What you are asked to do
Extract, unchanged, each line of the listing below from its first line through the line that contains "from bokeh.resources import INLINE", inclusive, and nothing else.

Stored records
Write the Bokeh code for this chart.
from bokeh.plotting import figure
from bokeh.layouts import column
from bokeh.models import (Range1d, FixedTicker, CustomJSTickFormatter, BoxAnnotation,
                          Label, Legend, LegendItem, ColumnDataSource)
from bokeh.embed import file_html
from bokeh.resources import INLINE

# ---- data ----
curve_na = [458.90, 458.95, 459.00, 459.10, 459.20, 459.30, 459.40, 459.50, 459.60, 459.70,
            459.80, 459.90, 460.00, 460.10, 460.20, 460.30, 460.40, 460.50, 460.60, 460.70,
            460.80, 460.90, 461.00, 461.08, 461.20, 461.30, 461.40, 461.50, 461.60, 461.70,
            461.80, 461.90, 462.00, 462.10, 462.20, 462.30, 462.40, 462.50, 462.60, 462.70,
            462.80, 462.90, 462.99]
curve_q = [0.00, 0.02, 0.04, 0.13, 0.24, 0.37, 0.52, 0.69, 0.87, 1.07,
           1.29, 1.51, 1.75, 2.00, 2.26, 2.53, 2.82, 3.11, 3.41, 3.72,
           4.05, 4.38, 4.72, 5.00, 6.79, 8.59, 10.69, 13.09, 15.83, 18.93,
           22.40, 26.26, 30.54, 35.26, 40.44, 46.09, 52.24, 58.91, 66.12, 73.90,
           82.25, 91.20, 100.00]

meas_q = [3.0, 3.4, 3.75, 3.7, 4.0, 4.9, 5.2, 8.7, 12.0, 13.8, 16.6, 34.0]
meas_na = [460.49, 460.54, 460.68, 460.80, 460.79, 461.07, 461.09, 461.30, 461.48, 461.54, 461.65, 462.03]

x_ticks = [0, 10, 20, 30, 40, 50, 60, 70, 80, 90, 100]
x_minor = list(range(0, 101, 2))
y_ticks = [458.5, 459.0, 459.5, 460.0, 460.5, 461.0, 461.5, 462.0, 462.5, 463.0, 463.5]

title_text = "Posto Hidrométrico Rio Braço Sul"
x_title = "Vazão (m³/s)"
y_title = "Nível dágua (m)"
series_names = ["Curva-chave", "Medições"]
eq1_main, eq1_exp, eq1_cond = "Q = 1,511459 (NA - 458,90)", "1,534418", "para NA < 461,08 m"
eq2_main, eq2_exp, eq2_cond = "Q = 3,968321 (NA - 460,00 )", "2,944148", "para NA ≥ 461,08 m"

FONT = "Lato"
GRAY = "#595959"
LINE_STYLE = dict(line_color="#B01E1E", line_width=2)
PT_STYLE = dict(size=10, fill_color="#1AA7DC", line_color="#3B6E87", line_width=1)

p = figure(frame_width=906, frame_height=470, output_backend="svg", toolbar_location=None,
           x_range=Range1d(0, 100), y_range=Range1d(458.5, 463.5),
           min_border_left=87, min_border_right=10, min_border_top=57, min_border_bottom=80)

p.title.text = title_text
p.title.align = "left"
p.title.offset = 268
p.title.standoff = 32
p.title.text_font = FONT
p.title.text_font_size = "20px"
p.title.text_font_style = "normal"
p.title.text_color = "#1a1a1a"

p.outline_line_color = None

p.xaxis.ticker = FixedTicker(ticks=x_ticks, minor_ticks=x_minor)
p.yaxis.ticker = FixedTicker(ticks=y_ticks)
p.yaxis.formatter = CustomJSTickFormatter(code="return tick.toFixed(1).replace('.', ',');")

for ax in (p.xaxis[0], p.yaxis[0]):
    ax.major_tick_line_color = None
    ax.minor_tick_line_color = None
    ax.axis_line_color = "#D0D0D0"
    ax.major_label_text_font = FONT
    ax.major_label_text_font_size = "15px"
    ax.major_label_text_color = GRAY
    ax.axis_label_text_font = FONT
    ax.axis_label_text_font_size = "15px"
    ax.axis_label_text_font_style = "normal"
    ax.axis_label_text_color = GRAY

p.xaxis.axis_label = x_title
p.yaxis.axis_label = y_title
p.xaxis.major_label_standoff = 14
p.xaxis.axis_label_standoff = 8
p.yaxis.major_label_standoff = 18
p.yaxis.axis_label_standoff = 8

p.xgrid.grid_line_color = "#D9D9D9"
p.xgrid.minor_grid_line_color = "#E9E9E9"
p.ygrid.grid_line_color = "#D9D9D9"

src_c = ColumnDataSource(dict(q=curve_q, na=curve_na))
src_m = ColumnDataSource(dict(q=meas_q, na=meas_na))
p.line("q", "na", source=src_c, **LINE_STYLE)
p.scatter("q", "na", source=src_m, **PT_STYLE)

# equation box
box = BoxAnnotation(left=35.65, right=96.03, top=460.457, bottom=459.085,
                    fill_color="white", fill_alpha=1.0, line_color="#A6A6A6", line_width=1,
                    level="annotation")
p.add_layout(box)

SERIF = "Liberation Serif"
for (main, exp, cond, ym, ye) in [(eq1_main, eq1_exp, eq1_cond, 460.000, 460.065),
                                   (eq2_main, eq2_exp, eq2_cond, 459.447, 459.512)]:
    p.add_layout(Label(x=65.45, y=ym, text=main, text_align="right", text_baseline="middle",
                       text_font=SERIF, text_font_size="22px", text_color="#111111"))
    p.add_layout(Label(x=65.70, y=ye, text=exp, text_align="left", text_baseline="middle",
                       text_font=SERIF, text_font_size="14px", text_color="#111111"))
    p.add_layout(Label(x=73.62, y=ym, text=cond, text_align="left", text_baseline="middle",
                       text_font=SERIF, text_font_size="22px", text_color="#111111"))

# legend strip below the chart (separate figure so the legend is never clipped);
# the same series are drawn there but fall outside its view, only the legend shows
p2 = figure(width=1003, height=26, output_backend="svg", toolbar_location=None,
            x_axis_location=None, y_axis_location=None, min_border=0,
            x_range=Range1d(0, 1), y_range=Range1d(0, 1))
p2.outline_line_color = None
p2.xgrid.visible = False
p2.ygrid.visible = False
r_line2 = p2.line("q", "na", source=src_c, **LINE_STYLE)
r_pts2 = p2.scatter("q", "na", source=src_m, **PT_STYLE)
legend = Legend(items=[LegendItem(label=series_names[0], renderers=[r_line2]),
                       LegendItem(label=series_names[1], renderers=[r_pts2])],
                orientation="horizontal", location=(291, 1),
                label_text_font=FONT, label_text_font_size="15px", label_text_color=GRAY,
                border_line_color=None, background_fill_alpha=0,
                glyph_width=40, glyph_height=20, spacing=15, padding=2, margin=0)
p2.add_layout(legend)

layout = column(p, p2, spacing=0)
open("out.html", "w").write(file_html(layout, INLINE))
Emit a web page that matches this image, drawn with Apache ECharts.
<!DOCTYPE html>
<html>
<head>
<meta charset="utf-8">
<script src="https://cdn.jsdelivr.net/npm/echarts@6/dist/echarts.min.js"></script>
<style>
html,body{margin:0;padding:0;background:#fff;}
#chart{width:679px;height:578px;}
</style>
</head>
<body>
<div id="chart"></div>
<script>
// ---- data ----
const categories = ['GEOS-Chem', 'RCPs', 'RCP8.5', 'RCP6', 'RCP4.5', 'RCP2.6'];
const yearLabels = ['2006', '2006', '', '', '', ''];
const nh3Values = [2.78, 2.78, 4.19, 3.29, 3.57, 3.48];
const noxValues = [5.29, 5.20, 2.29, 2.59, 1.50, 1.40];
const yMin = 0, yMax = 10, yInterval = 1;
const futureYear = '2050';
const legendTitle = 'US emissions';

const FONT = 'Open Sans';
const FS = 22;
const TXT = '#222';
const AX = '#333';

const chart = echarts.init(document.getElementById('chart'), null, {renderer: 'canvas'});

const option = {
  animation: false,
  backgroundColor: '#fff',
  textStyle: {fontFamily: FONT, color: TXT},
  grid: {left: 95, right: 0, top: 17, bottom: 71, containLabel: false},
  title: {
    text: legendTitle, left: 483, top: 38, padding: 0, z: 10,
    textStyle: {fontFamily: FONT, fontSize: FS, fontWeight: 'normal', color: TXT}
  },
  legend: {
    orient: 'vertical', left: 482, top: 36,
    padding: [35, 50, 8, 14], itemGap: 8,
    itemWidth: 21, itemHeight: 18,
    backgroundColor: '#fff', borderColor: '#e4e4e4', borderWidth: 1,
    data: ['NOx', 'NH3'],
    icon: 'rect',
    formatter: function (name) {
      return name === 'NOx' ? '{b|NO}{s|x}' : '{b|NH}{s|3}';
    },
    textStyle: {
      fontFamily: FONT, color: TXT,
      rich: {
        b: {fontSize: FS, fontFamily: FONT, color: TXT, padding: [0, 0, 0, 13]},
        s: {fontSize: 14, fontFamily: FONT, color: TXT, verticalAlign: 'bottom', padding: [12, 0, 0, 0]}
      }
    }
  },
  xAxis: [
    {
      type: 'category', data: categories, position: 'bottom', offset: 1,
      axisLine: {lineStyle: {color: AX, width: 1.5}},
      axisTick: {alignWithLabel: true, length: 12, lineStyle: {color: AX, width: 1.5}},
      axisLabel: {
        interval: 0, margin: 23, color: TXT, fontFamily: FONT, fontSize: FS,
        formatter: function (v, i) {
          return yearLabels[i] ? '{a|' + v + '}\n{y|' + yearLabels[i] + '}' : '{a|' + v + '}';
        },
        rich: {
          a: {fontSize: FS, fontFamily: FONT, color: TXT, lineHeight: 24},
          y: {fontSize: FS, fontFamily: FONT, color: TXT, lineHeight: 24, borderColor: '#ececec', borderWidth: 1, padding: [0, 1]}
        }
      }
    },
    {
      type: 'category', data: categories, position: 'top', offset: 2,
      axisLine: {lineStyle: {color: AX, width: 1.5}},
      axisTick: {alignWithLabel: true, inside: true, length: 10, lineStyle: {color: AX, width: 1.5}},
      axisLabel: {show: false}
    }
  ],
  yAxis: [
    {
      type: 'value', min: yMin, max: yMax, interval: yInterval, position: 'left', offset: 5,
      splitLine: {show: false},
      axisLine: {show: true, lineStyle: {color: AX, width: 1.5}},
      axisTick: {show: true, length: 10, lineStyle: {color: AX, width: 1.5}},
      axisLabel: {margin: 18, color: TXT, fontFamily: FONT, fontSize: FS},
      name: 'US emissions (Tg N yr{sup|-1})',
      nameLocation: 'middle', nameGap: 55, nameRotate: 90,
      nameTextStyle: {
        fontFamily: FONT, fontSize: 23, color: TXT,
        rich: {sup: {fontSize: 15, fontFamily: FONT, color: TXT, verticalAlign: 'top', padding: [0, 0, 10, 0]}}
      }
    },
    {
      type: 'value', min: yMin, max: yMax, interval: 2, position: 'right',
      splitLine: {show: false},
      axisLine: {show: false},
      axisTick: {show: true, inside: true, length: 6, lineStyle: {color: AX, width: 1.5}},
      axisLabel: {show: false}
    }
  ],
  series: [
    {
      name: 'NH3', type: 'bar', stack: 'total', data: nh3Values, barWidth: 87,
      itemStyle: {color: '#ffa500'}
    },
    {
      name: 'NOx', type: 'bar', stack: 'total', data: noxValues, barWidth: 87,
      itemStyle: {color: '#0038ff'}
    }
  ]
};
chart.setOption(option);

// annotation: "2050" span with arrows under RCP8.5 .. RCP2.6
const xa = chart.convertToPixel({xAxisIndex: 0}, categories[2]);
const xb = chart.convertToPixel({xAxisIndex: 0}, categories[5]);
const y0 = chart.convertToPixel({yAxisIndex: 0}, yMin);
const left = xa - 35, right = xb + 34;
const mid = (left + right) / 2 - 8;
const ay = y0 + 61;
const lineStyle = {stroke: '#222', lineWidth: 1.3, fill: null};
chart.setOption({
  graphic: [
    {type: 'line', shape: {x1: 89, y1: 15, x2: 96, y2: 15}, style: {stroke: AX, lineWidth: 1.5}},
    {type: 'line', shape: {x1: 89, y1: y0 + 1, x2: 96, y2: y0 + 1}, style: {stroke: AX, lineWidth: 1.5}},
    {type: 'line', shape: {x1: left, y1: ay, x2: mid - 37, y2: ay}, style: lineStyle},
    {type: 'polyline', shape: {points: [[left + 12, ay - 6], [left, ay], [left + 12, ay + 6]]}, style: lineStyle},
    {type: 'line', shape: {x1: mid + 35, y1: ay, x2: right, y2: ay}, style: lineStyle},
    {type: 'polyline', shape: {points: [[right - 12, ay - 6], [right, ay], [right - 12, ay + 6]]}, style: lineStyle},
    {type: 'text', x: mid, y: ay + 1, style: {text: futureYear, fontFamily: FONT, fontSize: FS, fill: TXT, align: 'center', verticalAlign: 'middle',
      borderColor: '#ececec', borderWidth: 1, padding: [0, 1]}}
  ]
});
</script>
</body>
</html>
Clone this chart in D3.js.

Result below
Write the Bokeh code for this chart.
from bokeh.plotting import figure
from bokeh.layouts import column
from bokeh.models import (Range1d, FixedTicker, CustomJSTickFormatter, BoxAnnotation,
                          Label, Legend, LegendItem, ColumnDataSource)
from bokeh.embed import file_html
from bokeh.resources import INLINE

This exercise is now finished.